If you manage holiday accrual for staff, it is worth standardising the process. That reduces payroll errors and employee queries. A robust approach usually includes:

  1. Defining one leave year and one set of calculation rules.
  2. Clarifying whether holiday is recorded in days or hours.
  3. Documenting whether bank holidays are included or additional.
  4. Applying special rules for irregular-hours or part-year workers where relevant.
  5. Reconciling accrual against holiday taken every pay cycle.
  6. Retaining records in case of disputes or audits.

Employers should also review holiday pay rules, because accrual and holiday pay are related but not identical. Someone may accrue holiday in days or hours, but the pay they receive while taking leave may depend on how their pay is structured, especially where overtime, commission, or variable pay are involved.

Authoritative UK sources

For up-to-date legal guidance and official information, review these sources:

Final thoughts

An annual leave accrual calculator UK is most useful when it combines legal awareness with practical payroll logic. At a minimum, you need to know the worker type, the contract basis, the unit of measurement, the time worked in the leave year, and any leave already taken. For most regular workers, a proportion-of-year method based on the full annual entitlement provides a solid estimate. For irregular-hours and part-year workers, the 12.07% method may be the more appropriate approach for qualifying holiday years under the current framework.

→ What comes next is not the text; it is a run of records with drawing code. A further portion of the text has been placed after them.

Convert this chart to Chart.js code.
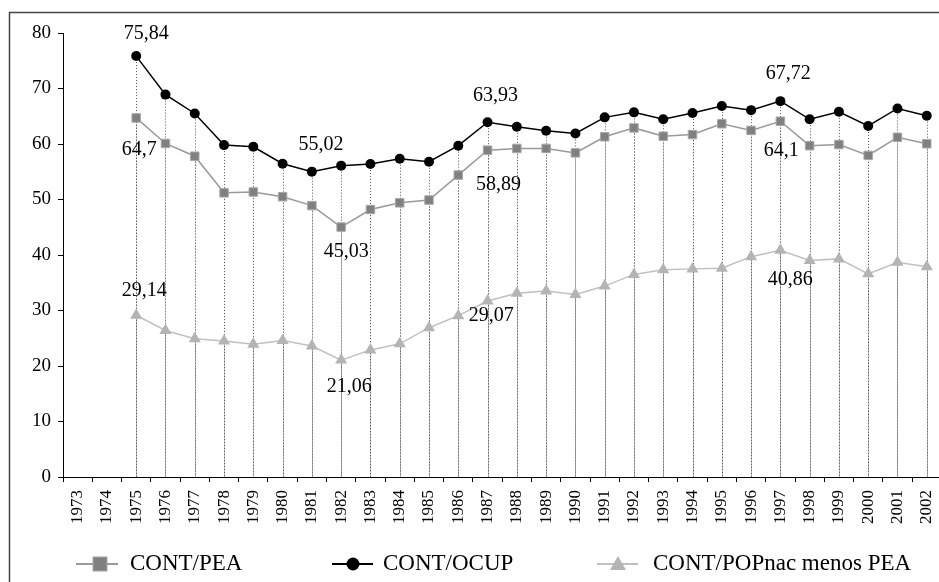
<!DOCTYPE html>
<html>
<head>
<meta charset="utf-8">
<script src="https://cdn.jsdelivr.net/npm/chart.js@4/dist/chart.umd.min.js"></script>
<style>
  html, body { margin: 0; padding: 0; background: #fff; overflow: hidden; }
  #wrap { position: absolute; left: 0; top: 0; width: 960px; height: 582px; }
</style>
</head>
<body>
<div id="wrap"><canvas id="c" width="960" height="582"></canvas></div>
<script>
const years = ['1973','1974','1975','1976','1977','1978','1979','1980','1981','1982','1983','1984','1985','1986','1987','1988','1989','1990','1991','1992','1993','1994','1995','1996','1997','1998','1999','2000','2001','2002'];
const contPEA = [null,null,64.7,60.1,57.8,51.2,51.35,50.5,48.9,45.03,48.2,49.4,49.9,54.4,58.89,59.2,59.2,58.4,61.3,62.9,61.4,61.7,63.65,62.45,64.1,59.7,59.9,57.95,61.2,60.05];
const contOCUP = [null,null,75.84,68.9,65.5,59.8,59.5,56.45,55.02,56.1,56.4,57.35,56.8,59.7,63.93,63.1,62.4,61.9,64.8,65.7,64.45,65.6,66.85,66.1,67.72,64.45,65.8,63.25,66.4,65.1];
const contPOP = [null,null,29.14,26.4,24.9,24.5,23.9,24.6,23.6,21.06,22.9,24.0,26.9,29.07,31.7,33.1,33.5,32.9,34.4,36.5,37.35,37.5,37.6,39.7,40.86,39.0,39.3,36.6,38.7,37.9];
const seriesNames = ['CONT/PEA','CONT/OCUP','CONT/POPnac menos PEA'];
const yTicks = [0,10,20,30,40,50,60,70,80];

// annotated values: dataset index, year
const annotated = [
  {ds:1, year:'1975', dx:10, dy:-22},
  {ds:0, year:'1975', dx:3, dy:32},
  {ds:1, year:'1981', dx:9, dy:-27},
  {ds:0, year:'1982', dx:5, dy:25},
  {ds:1, year:'1987', dx:8, dy:-26},
  {ds:0, year:'1987', dx:11, dy:35},
  {ds:1, year:'1997', dx:8, dy:-27},
  {ds:0, year:'1997', dx:1, dy:30},
  {ds:2, year:'1975', dx:8, dy:-25},
  {ds:2, year:'1982', dx:8, dy:27},
  {ds:2, year:'1986', dx:33, dy:0},
  {ds:2, year:'1997', dx:10, dy:30}
];

const SERIF = '"Liberation Serif", "Times New Roman", serif';
const dropStyles = [
  {color:'#9a9a9a', dash:[1,2]},
  {color:'#555555', dash:[1,2]},
  {color:'#c4c4c4', dash:[]}
];

const framePlugin = {
  id:'frame',
  beforeDraw(chart){
    const ctx = chart.ctx;
    ctx.save();
    ctx.fillStyle = '#fff';
    ctx.fillRect(0,0,chart.width,chart.height);
    ctx.strokeStyle = '#444';
    ctx.lineWidth = 1.5;
    ctx.strokeRect(9.5, 12.5, 1200, 1200);
    ctx.restore();
  }
};

const dropPlugin = {
  id:'drops',
  beforeDatasetsDraw(chart){
    const ctx = chart.ctx;
    const bottom = chart.chartArea.bottom;
    ctx.save();
    [2,0,1].forEach(i => {
      const meta = chart.getDatasetMeta(i);
      ctx.strokeStyle = dropStyles[i].color;
      ctx.setLineDash(dropStyles[i].dash);
      ctx.lineWidth = 1;
      meta.data.forEach((p, k) => {
        if (chart.data.datasets[i].data[k] == null) return;
        const x = Math.round(p.x) + 0.5;
        ctx.beginPath();
        ctx.moveTo(x, p.y);
        ctx.lineTo(x, bottom);
        ctx.stroke();
      });
    });
    ctx.restore();
  }
};

const labelPlugin = {
  id:'vlabels',
  afterDatasetsDraw(chart){
    const ctx = chart.ctx;
    ctx.save();
    ctx.font = '20px ' + SERIF;
    ctx.fillStyle = '#000';
    ctx.textAlign = 'center';
    ctx.textBaseline = 'middle';
    annotated.forEach(a => {
      const k = years.indexOf(a.year);
      const v = chart.data.datasets[a.ds].data[k];
      const p = chart.getDatasetMeta(a.ds).data[k];
      ctx.fillText(String(v).replace('.', ','), p.x + a.dx, p.y + a.dy);
    });
    ctx.restore();
  }
};

const legendPlugin = {
  id:'customLegend',
  afterDraw(chart){
    const ctx = chart.ctx;
    const y = 564;
    const items = [
      {x0:76, x1:118, mx:100, tx:130, line:'#999999', draw:(x)=>{ ctx.fillStyle='#808080'; ctx.strokeStyle='#a8a8a8'; ctx.lineWidth=1; ctx.fillRect(x-7,y-7,14,14); ctx.strokeRect(x-7,y-7,14,14);} },
      {x0:332, x1:373, mx:353, tx:383, line:'#000000', draw:(x)=>{ ctx.fillStyle='#000'; ctx.beginPath(); ctx.arc(x,y,6.5,0,Math.PI*2); ctx.fill(); } },
      {x0:597, x1:638, mx:618, tx:653, line:'#c0c0c0', draw:(x)=>{ ctx.fillStyle='#b4b4b4'; ctx.beginPath(); ctx.moveTo(x, y-8); ctx.lineTo(x+8, y+6); ctx.lineTo(x-8, y+6); ctx.closePath(); ctx.fill(); } }
    ];
    ctx.save();
    items.forEach((it, i) => {
      ctx.strokeStyle = it.line;
      ctx.lineWidth = 2;
      ctx.beginPath(); ctx.moveTo(it.x0, y); ctx.lineTo(it.x1, y); ctx.stroke();
      it.draw(it.mx);
      ctx.fillStyle = '#000';
      ctx.font = '23px ' + SERIF;
      ctx.textAlign = 'left';
      ctx.textBaseline = 'middle';
      ctx.fillText(seriesNames[i], it.tx, y);
    });
    ctx.restore();
  }
};

new Chart(document.getElementById('c'), {
  type:'line',
  data:{
    labels: years,
    datasets:[
      {label:seriesNames[0], data:contPEA, borderColor:'#999999', borderWidth:1.5, pointStyle:'rect', pointRadius:6, pointBackgroundColor:'#808080', pointBorderColor:'#a8a8a8', pointBorderWidth:1, tension:0, spanGaps:false},
      {label:seriesNames[1], data:contOCUP, borderColor:'#000000', borderWidth:1.5, pointStyle:'circle', pointRadius:5, pointBackgroundColor:'#000', pointBorderColor:'#000', pointBorderWidth:0, tension:0},
      {label:seriesNames[2], data:contPOP, borderColor:'#c0c0c0', borderWidth:1.5, pointStyle:'triangle', pointRadius:7, pointBackgroundColor:'#b4b4b4', pointBorderColor:'#b4b4b4', pointBorderWidth:0, tension:0}
    ]
  },
  options:{
    responsive:false,
    animation:false,
    devicePixelRatio:1,
    layout:{padding:{top:33, right:18.6, left:0, bottom:0}},
    plugins:{legend:{display:false}, tooltip:{enabled:false}},
    scales:{
      x:{
        type:'category',
        offset:true,
        afterFit(scale){ scale.height = 105; },
        grid:{offset:true, drawOnChartArea:false, drawTicks:true, tickLength:5, color:'#000', lineWidth:1},
        border:{display:true, color:'#000', width:1},
        ticks:{color:'#000', font:{family:SERIF, size:17}, minRotation:90, maxRotation:90, autoSkip:false, padding:8}
      },
      y:{
        min:0, max:80,
        afterFit(scale){ scale.width = 63; },
        afterBuildTicks(scale){ scale.ticks = yTicks.map(v => ({value:v})); },
        grid:{drawOnChartArea:false, drawTicks:true, tickLength:5, color:'#000', lineWidth:1},
        border:{display:true, color:'#000', width:1},
        ticks:{color:'#000', font:{family:SERIF, size:19}, padding:7}
      }
    }
  },
  plugins:[framePlugin, dropPlugin, labelPlugin, legendPlugin]
});
</script>
</body>
</html>
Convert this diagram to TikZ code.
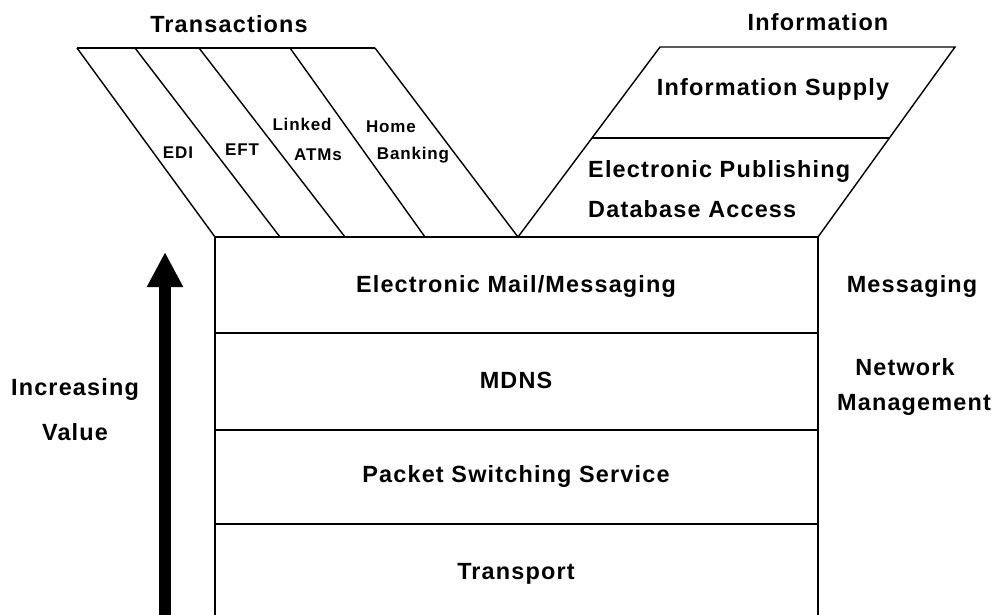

The calculator on this page is designed to give a fast, practical estimate. It is ideal for HR teams, small business owners, payroll administrators, line managers, and workers checking whether a leave balance looks sensible. For complex cases, enhanced contractual rights, or disputes about holiday pay and entitlement, official guidance and professional advice should always be considered alongside any online calculator.